> Exercise goal:
Retype only what runs from the beginning of the data through the line with "-0.2, 0.5, 1.0];"; please omit the pictures and keep every line exact.
============================================================
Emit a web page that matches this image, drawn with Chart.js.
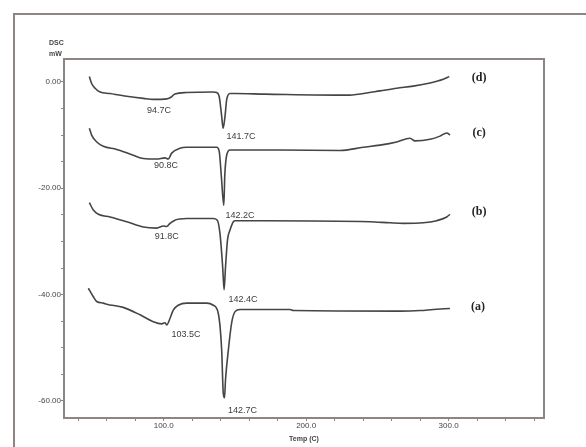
<!DOCTYPE html>
<html lang="en">
<head>
    <meta charset="UTF-8">
    <title>DSC curves</title>
    <script src="https://cdn.jsdelivr.net/npm/chart.js"></script>
    <style>
        body { background: #fff; margin: 0; padding: 0; }
        canvas { display: block; }
    </style>
</head>
<body>
<canvas id="dscChart" width="586" height="447"></canvas>
<script>
// temperatures (C) and heat flow (mW)
const tempA = [47.1, 50.6, 53.0, 57.6, 60.0, 71.6, 83.4, 92.7, 98.6, 100.9, 102.1, 104.4, 106.7, 110.2, 116.1, 130.2, 134.8, 138.3, 140.7, 141.8, 142.7, 143.4, 145.4, 147.7, 150.1, 153.6, 188.7, 191.0, 265.9, 280.0, 289.3, 301.0];
const dscA  = [-38.8, -40.4, -41.3, -41.6, -41.8, -42.4, -43.8, -45.1, -45.5, -45.3, -45.7, -44.5, -42.9, -42.0, -41.6, -41.6, -42.0, -43.5, -50.4, -58.5, -59.4, -56.0, -50.4, -45.3, -43.2, -42.8, -42.8, -43.0, -43.1, -43.0, -42.8, -42.6];

const tempB = [47.8, 50.6, 54.1, 62.3, 74.0, 85.7, 95.1, 99.7, 102.1, 104.4, 107.9, 116.1, 134.8, 137.6, 139.5, 141.4, 142.4, 143.4, 144.8, 146.5, 148.9, 150.1, 169.9, 244.8, 258.9, 268.2, 282.3, 291.7, 298.7, 301.0];
const dscB  = [-22.7, -24.1, -24.9, -25.4, -26.3, -27.3, -27.5, -27.1, -27.2, -26.6, -26.0, -25.7, -25.7, -26.0, -28.5, -34.8, -39.1, -34.8, -29.7, -27.9, -26.3, -26.1, -26.1, -26.3, -26.5, -26.6, -26.5, -26.1, -25.4, -24.9];

const tempC = [47.8, 49.4, 53.0, 57.6, 67.0, 78.7, 85.7, 95.1, 100.9, 103.2, 105.6, 111.4, 116.1, 137.2, 139.0, 140.4, 142.2, 142.9, 144.2, 146.5, 151.3, 181.7, 223.8, 240.1, 251.9, 263.6, 272.9, 276.4, 287.0, 294.0, 298.7, 301.0];
const dscC  = [-8.7, -10.0, -11.3, -12.1, -12.7, -13.8, -14.4, -14.5, -14.3, -14.5, -13.4, -12.5, -12.3, -12.3, -13.1, -17.5, -23.2, -17.5, -13.8, -12.8, -12.8, -12.8, -12.9, -12.3, -11.9, -11.3, -10.6, -11.1, -10.8, -10.2, -9.6, -10.0];

const tempD = [47.8, 49.4, 51.8, 55.3, 62.3, 74.0, 85.7, 92.7, 102.1, 104.4, 107.9, 116.1, 134.8, 137.2, 139.0, 140.6, 141.7, 143.0, 144.2, 146.5, 150.1, 171.1, 228.5, 240.1, 251.9, 263.6, 275.2, 287.0, 296.3, 300.5];
const dscD  = [1.0, -0.3, -1.2, -1.9, -2.2, -2.7, -3.1, -3.3, -3.2, -3.0, -2.3, -2.0, -1.9, -2.0, -2.8, -6.2, -8.7, -6.6, -3.4, -2.2, -2.2, -2.3, -2.5, -2.2, -1.7, -1.2, -0.8, -0.2, 0.5, 1.0];

// peak labels
const peakText = ['94.7C', '90.8C', '91.8C', '103.5C', '141.7C', '142.2C', '142.4C', '142.7C'];
const peakTemp = [96.7, 101.6, 102.1, 115.7, 154.3, 153.6, 155.7, 155.3];
const peakDsc  = [-5.3, -15.8, -29.1, -47.5, -10.3, -25.2, -40.9, -61.7];

// curve names
const curveText = ['(d)', '(c)', '(b)', '(a)'];
const curveTemp = [321.4, 321.4, 321.4, 320.7];
const curveDsc  = [0.7, -9.6, -24.5, -42.4];

const xTicks = [40, 60, 80, 100, 120, 140, 160, 180, 200, 220, 240, 260, 280, 300, 320, 340, 360];
const yTicks = [-60, -55, -50, -45, -40, -35, -30, -25, -20, -15, -10, -5, 0];

const frameColor = '#8c8582';
const lineColor = '#474443';
const tickColor = '#444';

function pts(xs, ys) {
    return xs.map((x, i) => ({ x: x, y: ys[i] }));
}

function curve(xs, ys) {
    return {
        data: pts(xs, ys),
        showLine: true,
        borderColor: lineColor,
        borderWidth: 1.6,
        pointRadius: 0,
        cubicInterpolationMode: 'monotone',
        fill: false
    };
}

// frame, axis captions and text labels
const decorations = {
    id: 'decorations',
    beforeDraw(chart) {
        const ctx = chart.ctx;
        ctx.save();
        ctx.fillStyle = '#fff';
        ctx.fillRect(0, 0, chart.width, chart.height);
        ctx.strokeStyle = frameColor;
        ctx.lineWidth = 2;
        ctx.beginPath();
        ctx.moveTo(14, chart.height);
        ctx.lineTo(14, 14);
        ctx.lineTo(chart.width, 14);
        ctx.stroke();
        ctx.restore();
    },
    afterDraw(chart) {
        const ctx = chart.ctx;
        const a = chart.chartArea;
        const xs = chart.scales.x, ys = chart.scales.y;
        ctx.save();
        ctx.strokeStyle = frameColor;
        ctx.lineWidth = 2;
        ctx.strokeRect(a.left, a.top, a.right - a.left, a.bottom - a.top);

        ctx.fillStyle = tickColor;
        ctx.font = 'bold 7px "Liberation Sans", Arial, sans-serif';
        ctx.textAlign = 'left';
        ctx.textBaseline = 'middle';
        ctx.fillText('DSC', 49, 43);
        ctx.fillText('mW', 49, 54);

        ctx.fillStyle = '#3c3c3c';
        ctx.font = '9px "Liberation Sans", Arial, sans-serif';
        ctx.textAlign = 'center';
        peakText.forEach((t, i) => {
            ctx.fillText(t, xs.getPixelForValue(peakTemp[i]), ys.getPixelForValue(peakDsc[i]));
        });

        ctx.fillStyle = '#222';
        ctx.font = 'bold 12px "Liberation Serif", "Times New Roman", serif';
        curveText.forEach((t, i) => {
            ctx.fillText(t, xs.getPixelForValue(curveTemp[i]), ys.getPixelForValue(curveDsc[i]));
        });
        ctx.restore();
    }
};

new Chart(document.getElementById('dscChart').getContext('2d'), {
    type: 'scatter',
    data: { datasets: [curve(tempA, dscA), curve(tempB, dscB), curve(tempC, dscC), curve(tempD, dscD)] },
    options: {
        responsive: false,
        animation: false,
        layout: { padding: { left: 0, top: 59, right: 42, bottom: 0 } },
        plugins: { legend: { display: false }, tooltip: { enabled: false } },
        scales: {
            x: {
                type: 'linear', min: 30, max: 367,
                afterBuildTicks: s => { s.ticks = xTicks.map(v => ({ value: v })); },
                afterFit: s => { s.height = 29; },
                grid: { drawOnChartArea: false, drawTicks: true, tickLength: 3, color: frameColor },
                border: { display: false },
                ticks: {
                    autoSkip: false, maxRotation: 0, padding: 0, color: tickColor,
                    font: { size: 8, family: '"Liberation Sans", Arial, sans-serif' },
                    callback: v => (v % 100 === 0 ? v.toFixed(1) : '')
                },
                title: {
                    display: true, text: 'Temp (C)', color: tickColor, padding: 4,
                    font: { size: 7, weight: 'bold', family: '"Liberation Sans", Arial, sans-serif' }
                }
            },
            y: {
                type: 'linear', min: -63.2, max: 4.3,
                afterBuildTicks: s => { s.ticks = yTicks.map(v => ({ value: v })); },
                afterFit: s => { s.width = 64; },
                grid: { drawOnChartArea: false, drawTicks: true, tickLength: 3, color: frameColor },
                border: { display: false },
                ticks: {
                    autoSkip: false, padding: 0, color: tickColor,
                    font: { size: 8, family: '"Liberation Sans", Arial, sans-serif' },
                    callback: v => (v % 20 === 0 ? v.toFixed(2) : '')
                }
            }
        }
    },
    plugins: [decorations]
});
</script>
</body>
</html>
============================================================
> Solution to this task:
Emit a web page that matches this image, drawn with Chart.js.
<!DOCTYPE html>
<html lang="en">
<head>
    <meta charset="UTF-8">
    <title>DSC curves</title>
    <script src="https://cdn.jsdelivr.net/npm/chart.js"></script>
    <style>
        body { background: #fff; margin: 0; padding: 0; }
        canvas { display: block; }
    </style>
</head>
<body>
<canvas id="dscChart" width="586" height="447"></canvas>
<script>
// temperatures (C) and heat flow (mW)
const tempA = [47.1, 50.6, 53.0, 57.6, 60.0, 71.6, 83.4, 92.7, 98.6, 100.9, 102.1, 104.4, 106.7, 110.2, 116.1, 130.2, 134.8, 138.3, 140.7, 141.8, 142.7, 143.4, 145.4, 147.7, 150.1, 153.6, 188.7, 191.0, 265.9, 280.0, 289.3, 301.0];
const dscA  = [-38.8, -40.4, -41.3, -41.6, -41.8, -42.4, -43.8, -45.1, -45.5, -45.3, -45.7, -44.5, -42.9, -42.0, -41.6, -41.6, -42.0, -43.5, -50.4, -58.5, -59.4, -56.0, -50.4, -45.3, -43.2, -42.8, -42.8, -43.0, -43.1, -43.0, -42.8, -42.6];

const tempB = [47.8, 50.6, 54.1, 62.3, 74.0, 85.7, 95.1, 99.7, 102.1, 104.4, 107.9, 116.1, 134.8, 137.6, 139.5, 141.4, 142.4, 143.4, 144.8, 146.5, 148.9, 150.1, 169.9, 244.8, 258.9, 268.2, 282.3, 291.7, 298.7, 301.0];
const dscB  = [-22.7, -24.1, -24.9, -25.4, -26.3, -27.3, -27.5, -27.1, -27.2, -26.6, -26.0, -25.7, -25.7, -26.0, -28.5, -34.8, -39.1, -34.8, -29.7, -27.9, -26.3, -26.1, -26.1, -26.3, -26.5, -26.6, -26.5, -26.1, -25.4, -24.9];

const tempC = [47.8, 49.4, 53.0, 57.6, 67.0, 78.7, 85.7, 95.1, 100.9, 103.2, 105.6, 111.4, 116.1, 137.2, 139.0, 140.4, 142.2, 142.9, 144.2, 146.5, 151.3, 181.7, 223.8, 240.1, 251.9, 263.6, 272.9, 276.4, 287.0, 294.0, 298.7, 301.0];
const dscC  = [-8.7, -10.0, -11.3, -12.1, -12.7, -13.8, -14.4, -14.5, -14.3, -14.5, -13.4, -12.5, -12.3, -12.3, -13.1, -17.5, -23.2, -17.5, -13.8, -12.8, -12.8, -12.8, -12.9, -12.3, -11.9, -11.3, -10.6, -11.1, -10.8, -10.2, -9.6, -10.0];

const tempD = [47.8, 49.4, 51.8, 55.3, 62.3, 74.0, 85.7, 92.7, 102.1, 104.4, 107.9, 116.1, 134.8, 137.2, 139.0, 140.6, 141.7, 143.0, 144.2, 146.5, 150.1, 171.1, 228.5, 240.1, 251.9, 263.6, 275.2, 287.0, 296.3, 300.5];
const dscD  = [1.0, -0.3, -1.2, -1.9, -2.2, -2.7, -3.1, -3.3, -3.2, -3.0, -2.3, -2.0, -1.9, -2.0, -2.8, -6.2, -8.7, -6.6, -3.4, -2.2, -2.2, -2.3, -2.5, -2.2, -1.7, -1.2, -0.8, -0.2, 0.5, 1.0];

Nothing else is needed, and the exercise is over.